Saturday, October 09, 2004

discordant refrain

I wish she’d sing a song. Hum a tune, so the mind would flit mindlessly along. So follies could be sung about and forgotten. Flaws romanticized like for a rock star, or dead friend.
I wish she wouldn’t watch the tick of the clock so. Instead, smile at the faces it seemed to make.
I wish all the gibberish I garbled would make her giggle, till tears rolled down her eyes, as she repeated the babble in keywords, in a voice squeaky from the laughter, between intakes of air, between chuckles.
I wish she’d swing the kitchen rag at me in mock violence, and quickly ask me to wash my face to wipe off the "germs".
When I fall asleep open-mouthed, she now forgets to put a raisin in there, and say, "See… the goat has gone No.2 in the cave. Close the door." But yes, she still remembers to let me lounge in bed till 8 a.m. because I worked on a report till 3 a.m. I love how she offers to make me coffee before listing the day’s chores out.
But I wish she’d turn off the silencing radio, and go falsetto as she dressed for work, as her man turned another page of the newspaper and sang tenor from the bathroom.
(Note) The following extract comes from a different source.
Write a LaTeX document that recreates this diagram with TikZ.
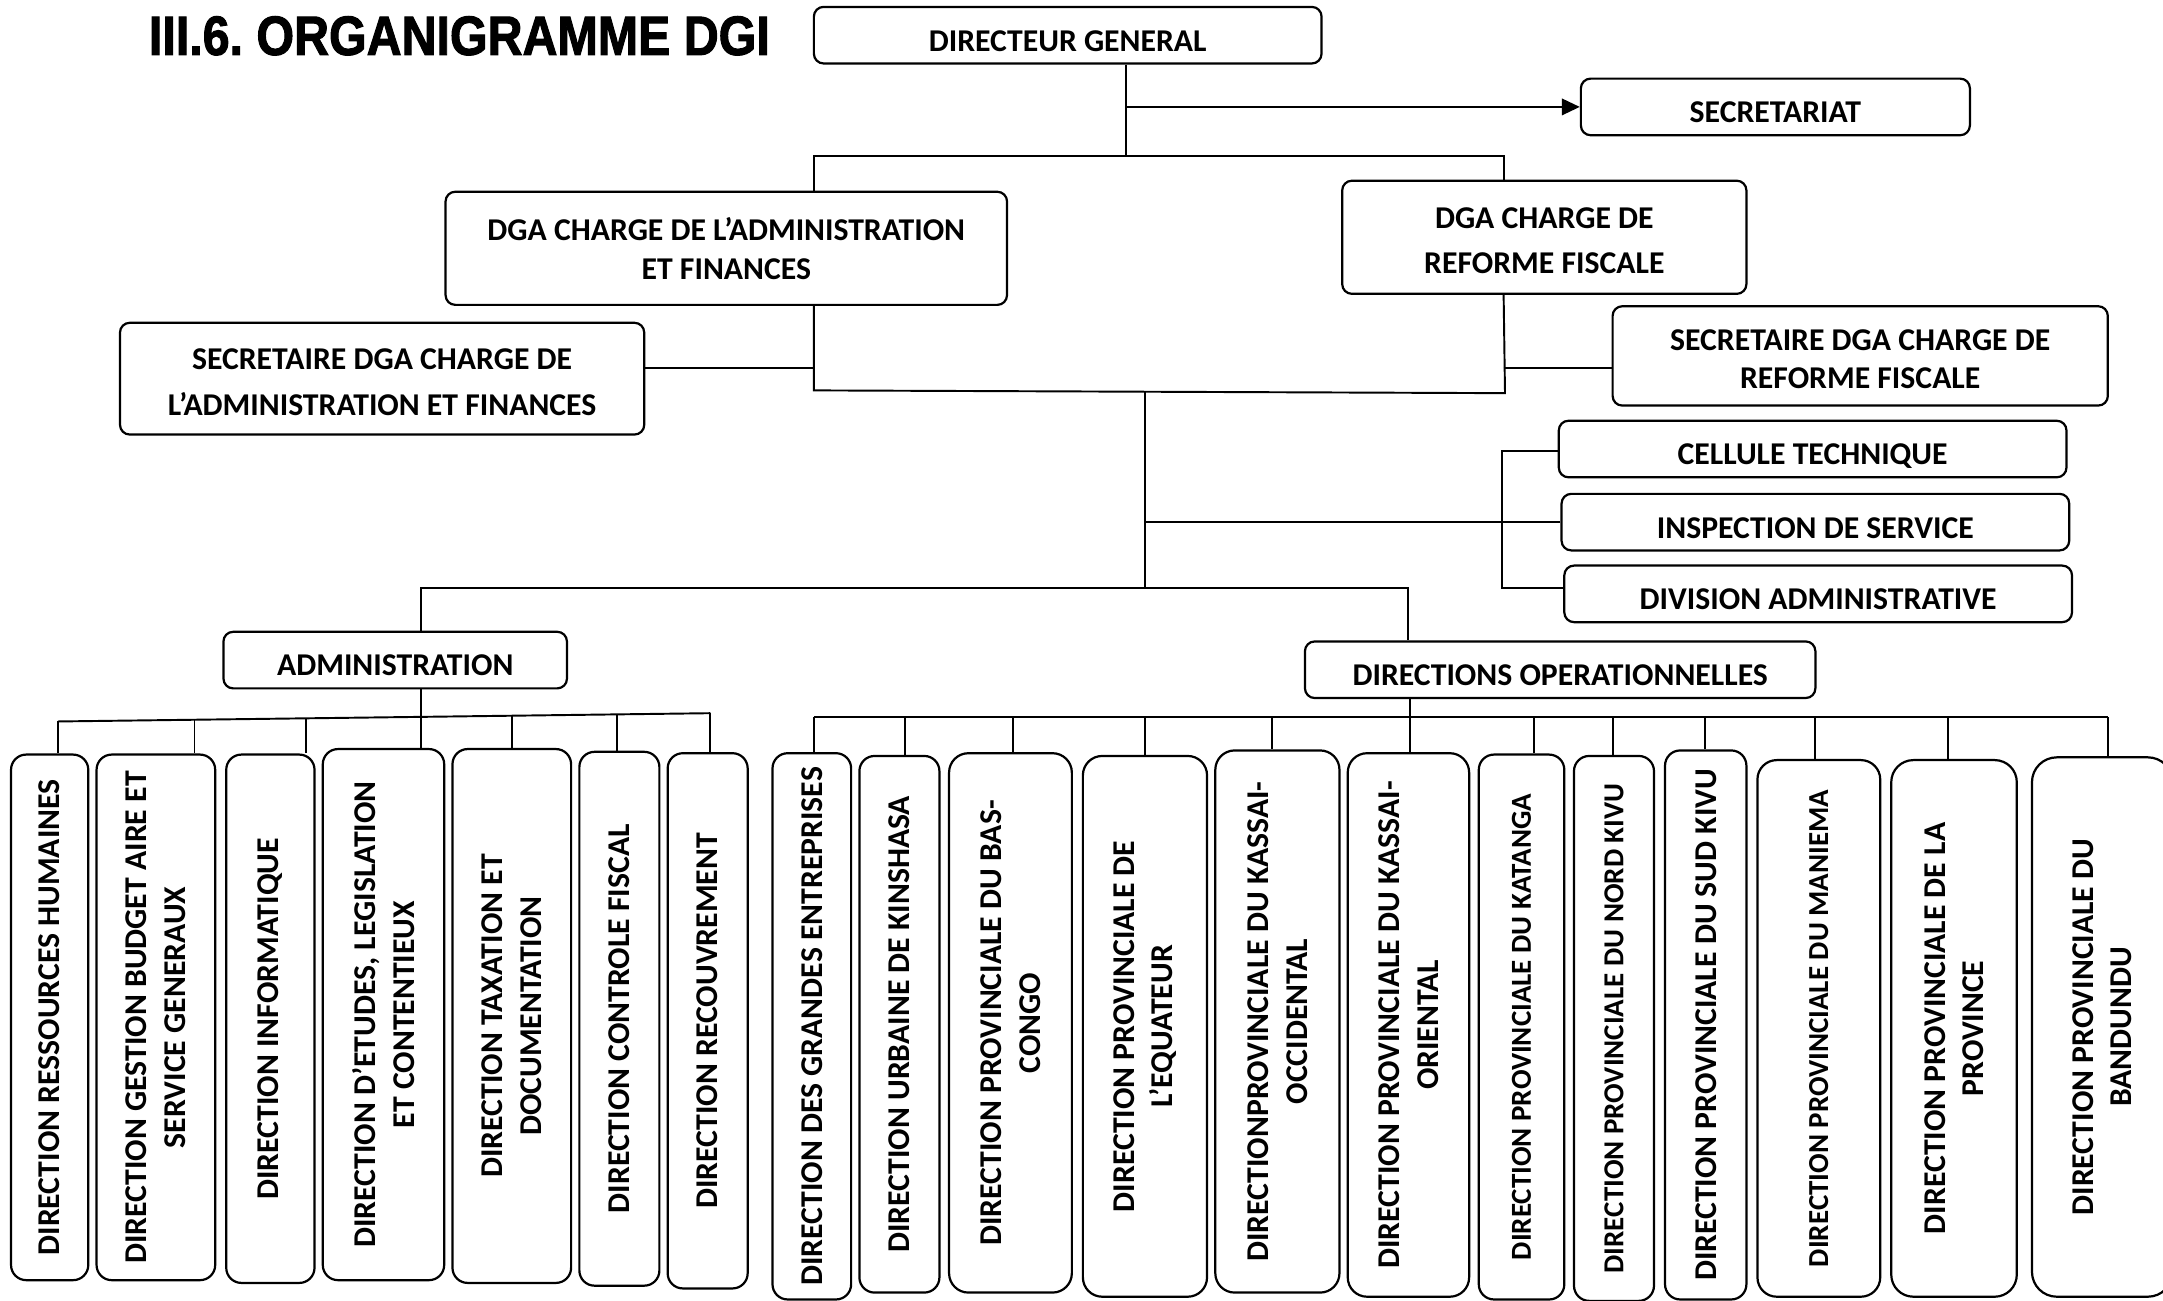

They’d ignore that I was trying to speak into the phone over the din, and urge me to croon along. "Let’s make a family song that we can sing to each other if we were lost in a Kumbh mela…" she would suggest. And we’d grin to teethy glory.
I wish she'd sing a song of lyrical errors, sweet because overridden by tune.
I wish she’d unfurrow her eyebrows. Pace less. And laugh. More.